O exemplo mencionado, contudo, é o caso mais fácil de interpretação. O mal súbito sofrido pelas gaivotas e sua relação com energia nuclear são questões bem mais complexas e polissêmicas. Quanto ao aparecimento de uma terceira personagem, um falso intermediário entre Mavie e Georges, a diretora e roteirista Élise Girard dá uma pista clara em um plano-detalhe em um jornal – mas essa é exceção de direcionamento do espectador, que raramente ocorre. Surgem diversas mensagens sutis, como quando a protagonista diz a Georges que uma literatura específica não o emocionaria por ele ser homem (e a autora, evidentemente, mulher) ou nas ocasiões em que ela ouve gemidos em seu primeiro lar parisiense.
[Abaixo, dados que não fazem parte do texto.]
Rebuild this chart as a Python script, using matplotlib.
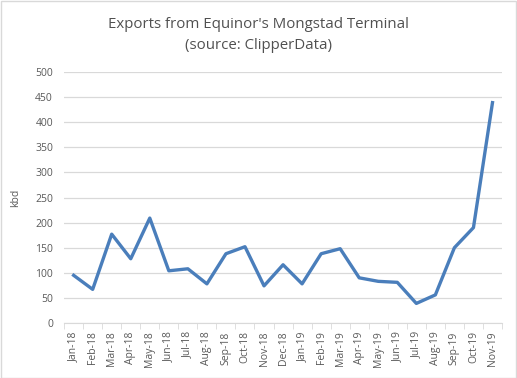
import matplotlib.pyplot as plt
import numpy as np

months = ["Jan-18", "Feb-18", "Mar-18", "Apr-18", "May-18", "Jun-18", "Jul-18",
          "Aug-18", "Sep-18", "Oct-18", "Nov-18", "Dec-18", "Jan-19", "Feb-19",
          "Mar-19", "Apr-19", "May-19", "Jun-19", "Jul-19", "Aug-19", "Sep-19",
          "Oct-19", "Nov-19"]
exports = [95, 67, 177, 128, 209, 104, 108, 78, 138, 152, 74, 116, 78, 138,
           148, 90, 83, 81, 39, 56, 150, 190, 439]

plt.rcParams['font.family'] = ['Open Sans', 'DejaVu Sans']

fig = plt.figure(figsize=(5.17, 3.78), dpi=100)
ax = fig.add_axes([0.124, 0.1455, 0.847, 0.664])

x = np.arange(len(months))
ax.plot(x, exports, color="#4a7ebb", linewidth=2.4, solid_joinstyle="round")

ax.set_xlim(-0.5, len(months) - 0.5)
ax.set_ylim(0, 500)
ax.set_yticks(range(0, 501, 50))
ax.set_xticks(x)
ax.set_xticklabels(months, rotation=90, fontsize=7.5, color="#595959")
ax.tick_params(axis="x", length=0, pad=6)
ax.set_xticks(np.arange(-0.5, len(months), 1), minor=True)
ax.tick_params(axis="x", which="minor", length=4, color="#d9d9d9")
ax.tick_params(axis="y", length=0, labelsize=7.5, labelcolor="#595959", pad=8)

ax.grid(axis="y", color="#d9d9d9", linewidth=0.9)
ax.set_axisbelow(True)
for s in ["top", "right", "left"]:
    ax.spines[s].set_visible(False)
ax.spines["bottom"].set_color("#d9d9d9")

ax.set_ylabel("kbd", fontsize=7.5, color="#595959", labelpad=10)
fig.suptitle("Exports from Equinor's Mongstad Terminal\n(source: ClipperData)",
             y=0.955, fontsize=10.8, color="#505050", linespacing=1.55)

fig.patches.append(plt.Rectangle((0.001, 0.001), 0.997, 0.997, transform=fig.transFigure,
                                 fill=False, edgecolor="#d9d9d9", linewidth=1))

fig.savefig("out.png", dpi=100)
Uma das maiores virtudes do longa é a exploração do estonteante cenário parisiense, em bons enquadramentos escolhidos por Girard e pelo diretor de fotografia Renato Berta. A fotografia é ainda certeira  ao inserir ao menos um elemento vermelho ou rosa nos planos em que Mavie aparece, salvo em seu novo quarto, de tons azulados e esverdeados, onde ela não tem seus melhores momentos (enfatizando a frieza do momento). A montagem, porém, é muito ruim, por duas razões: primeiro, porque episodicamente usa uma pontuação estilizada desnecessária (“Um segredo em Paris” não é “Star Wars”); segundo, porque faz elipses muito abruptas – personagens aparecem e somem dando uma sensação de que muitas cenas foram tiradas do produto final (o que de fato pode ter acontecido e explicaria alguns gaps duvidosos).

Percebe-se que Girard tem pleno domínio das suas personagens e aplica esse conhecimento na mise en scène. Não por outra razão, a livraria de Georges é bagunçada antes da chegada de Mavie, ficando mais organizada com o passar do tempo (e com o intenso trabalho dela). A própria protagonista muda um pouco a sua conduta: no início, desajeitada tanto nos trejeitos quanto na vida pessoal, com o tempo, todavia, ela organiza a si mesma e a livraria, inclusive transmitindo maior segurança pela linguagem corporal (notadamente o caminhar). Lolita Chammah parece fazer mais do que o texto originalmente previa: na vagueza da personagem, a atriz extraiu a mudança de personalidade e a traduziu como pôde.

O Georges de Jean Sorel, entretanto, consiste na personagem mais enigmática e (também por isso) mais interessante do longa. Trata-se de um idoso amargo que afirma que “a vida é nojenta” e que “pessoas são analfabetas”. Concebido para ser detestável, Georges é machista (“você não gasta muito para uma mulher” é uma fala que não pode passar despercebida) e só não largou a Europa, segundo diz, porque as outras opções eram a África e a América do Sul. Por outro lado, é nele que reside o grande segredo que coloca alguma turbulência na trama (que, a bem da verdade, tem ritmo lento) e também os melhores momentos cômicos (como a cena do carro e do homem desmaiado) – que jamais chegam ao nível hilário, mas representam um humor sutil satisfatório.

Sutileza, inclusive, é uma palavra que resume bem “Um segredo em Paris”. Talvez ela esteja em nível extremo, afastando parcela do público. Pode parecer um amontoado de delírios sem sentido, porém, com disposição, é possível extrair um momento aprazível do longa. Basta querer exercitar a interpretação.